Soul food evokes the warm spirit of tasty food and communal unity at an escalated rate during the holiday season, and denotes the polarization of food nourishing the soul.
The obstruct of the latter needs to be understood through the lineage of the antebellum South and soul advocates after the Great Migration who thrive on the consumption of wholesome foods to nourish a soul.
The expression of soul food being a staple of the black cuisine needs to hail the traditional vegetables grown on farms and fish caught from the ocean. It honors our ancestors who maintained a wealth of health with the most accessible ingredients in their immediate environment.
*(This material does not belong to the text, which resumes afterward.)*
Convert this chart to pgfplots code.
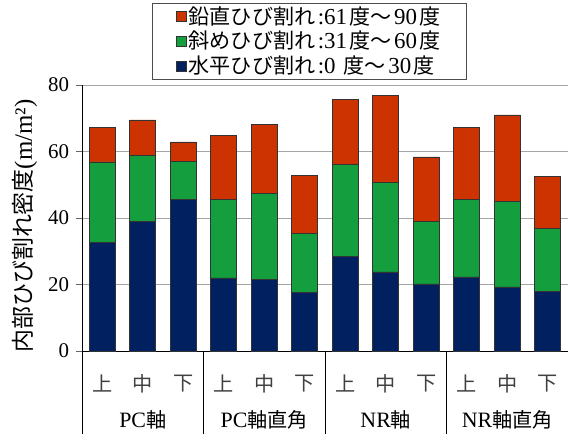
\documentclass[border=0pt]{standalone}
\usepackage{fontspec}
\setmainfont{Liberation Serif}
\newfontfamily\cjk[Scale=0.92]{Noto Sans CJK JP}
\usepackage{pgfplots}
\pgfplotsset{compat=1.18}
\definecolor{cred}{RGB}{204,51,0}
\definecolor{cgreen}{RGB}{20,158,62}
\definecolor{cnavy}{RGB}{0,32,96}
\newcommand{\ls}{\hspace{2.5bp}}
\begin{document}
\fontsize{20}{24}\selectfont
\begin{tikzpicture}
\path[use as bounding box] (-82bp,-83bp) rectangle (486bp,351bp);
\begin{axis}[
  at={(0,0)}, anchor=south west,
  scale only axis, width=486bp, height=266bp,
  clip=false,
  ybar stacked, bar width=26bp,
  xmin=-0.5, xmax=11.5, ymin=0, ymax=80,
  xtick={0,...,11},
  xticklabels={上,中,下,上,中,下,上,中,下,上,中,下},
  xticklabel style={font=\fontsize{22}{24}\selectfont\cjk, text=black!75, anchor=center, yshift=-27bp},
  ytick={0,20,40,60,80},
  yticklabel style={font=\fontsize{21}{24}\selectfont, text=black},
  /pgf/number format/assume math mode=true,
  ymajorgrids, grid style={black!35, line width=0.9pt},
  axis line style={-, line width=0.8pt},
  x axis line style={black},
  y axis line style={black},
  separate axis lines,
  axis x line*=bottom, axis y line*=left,
  tick align=outside,
  xtick style={draw=none},
  ytick style={black!60, line width=0.8pt},
  major tick length=6bp,
  extra x ticks={-0.5,2.5,5.5,8.5,11.5},
  extra x tick labels={},
  extra x tick style={xtick style={draw=black, line width=0.8pt}, major tick length=83bp},
  ylabel={{\cjk 内部ひび割れ密度}(m/m²)},
  ylabel style={font=\fontsize{25}{28}\selectfont, at={(axis description cs:0,0.5)}, anchor=center, yshift=57bp, xshift=-8bp},
  legend style={at={(0.468,1.019)}, anchor=south, draw=black!70, line width=0.9pt,
    font=\fontsize{23}{25}\selectfont, cells={anchor=west}, row sep=0bp, inner xsep=24bp, inner ysep=1bp},
  reverse legend,
  legend image code/.code={\draw[#1, draw=black!80, line width=0.6pt] (0bp,-5bp) rectangle (10bp,5bp);},
  every axis plot/.append style={draw=black!80, line width=0.6pt},
]
\addplot[fill=cnavy] coordinates {(0,32.6) (1,39.0) (2,45.6) (3,22.0) (4,21.6) (5,17.6) (6,28.5) (7,23.8) (8,20.2) (9,22.3) (10,19.3) (11,17.9)};
\addplot[fill=cgreen] coordinates {(0,24.3) (1,19.9) (2,11.5) (3,23.6) (4,25.7) (5,17.7) (6,27.6) (7,26.9) (8,18.8) (9,23.3) (10,25.6) (11,18.9)};
\addplot[fill=cred] coordinates {(0,10.3) (1,10.6) (2,5.8) (3,19.2) (4,20.8) (5,17.5) (6,19.5) (7,26.2) (8,19.4) (9,21.6) (10,26.1) (11,15.6)};
\addlegendentry{{\cjk 水平ひび割れ}\ls:0\ls\ {\cjk 度～}\ls 30\ls{\cjk 度}}
\addlegendentry{{\cjk 斜めひび割れ}\ls:31\ls{\cjk 度～}\ls 60\ls{\cjk 度}}
\addlegendentry{{\cjk 鉛直ひび割れ}\ls:61\ls{\cjk 度～}\ls 90\ls{\cjk 度}}
\node[font=\fontsize{22}{24}\selectfont] at ([yshift=-69bp]axis cs:1,0) {PC{\cjk 軸}};
\node[font=\fontsize{22}{24}\selectfont] at ([yshift=-69bp]axis cs:4,0) {PC{\cjk 軸直角}};
\node[font=\fontsize{22}{24}\selectfont] at ([yshift=-69bp]axis cs:7,0) {NR{\cjk 軸}};
\node[font=\fontsize{22}{24}\selectfont] at ([yshift=-69bp]axis cs:10,0) {NR{\cjk 軸直角}};
\end{axis}
\end{tikzpicture}
\end{document}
I was presented with the reality of this notion once I engaged in a paleo-lifestyle, commonly referred to as the “caveman diet.” The decision to nourish my body through food was the recommended counterpart upon my participation in a workout plan.
Along with rigorous exercises, my trainer recommended I eat foods that grow from the earth.
Making the decision to have a vegetable smoothie post workout was not an easy habit to develop, until I understood the biology of exercising muscles and requiring particular fuel to fulfill the strenuous motion previously experienced.
An educator shares the rare pre-colonial life of Africans depicting a royal nature from their home environments, exuding the essence of fortune to their sense to agriculture and trading of principal goods produced by hand.
People who consider themselves as millennials may hail from aspiring miners or fishermen. However, the educated and affluent readership of the British newspaper, The Independent, saw headlines that read “Meet Mansa Musa I of Mali” in 2012, deeming him the richest human being in all history with a fortune of $400 billion.
By traveling through different parts of Mali, Musa was able to sustain commerce with salt and gold trades.
The startling reality spans over thousands of years, giving evidence of generating a wealth of health for these ancient cultures. It is critical to know the triumphant history of Africa.
Soul food is not only known to be glorious fried chicken and cornbread dishes. It is also synonymous as a means of minimal allotments for enslaved African-Americans who were designated once a week.
This polarization of perspectives provides knowledge worthy of purposeful rapture to eat foods today essential to reconstruction.
Living “rich” to our ancestors was more about producing traditional techniques to sustain the culture of a community to best thrive with adept identity.
The idea of soul food now has shifted because a multitude of environmentally conscious products create a wholesome existence for the body to function at an elevated rate because food provides the direct exchange.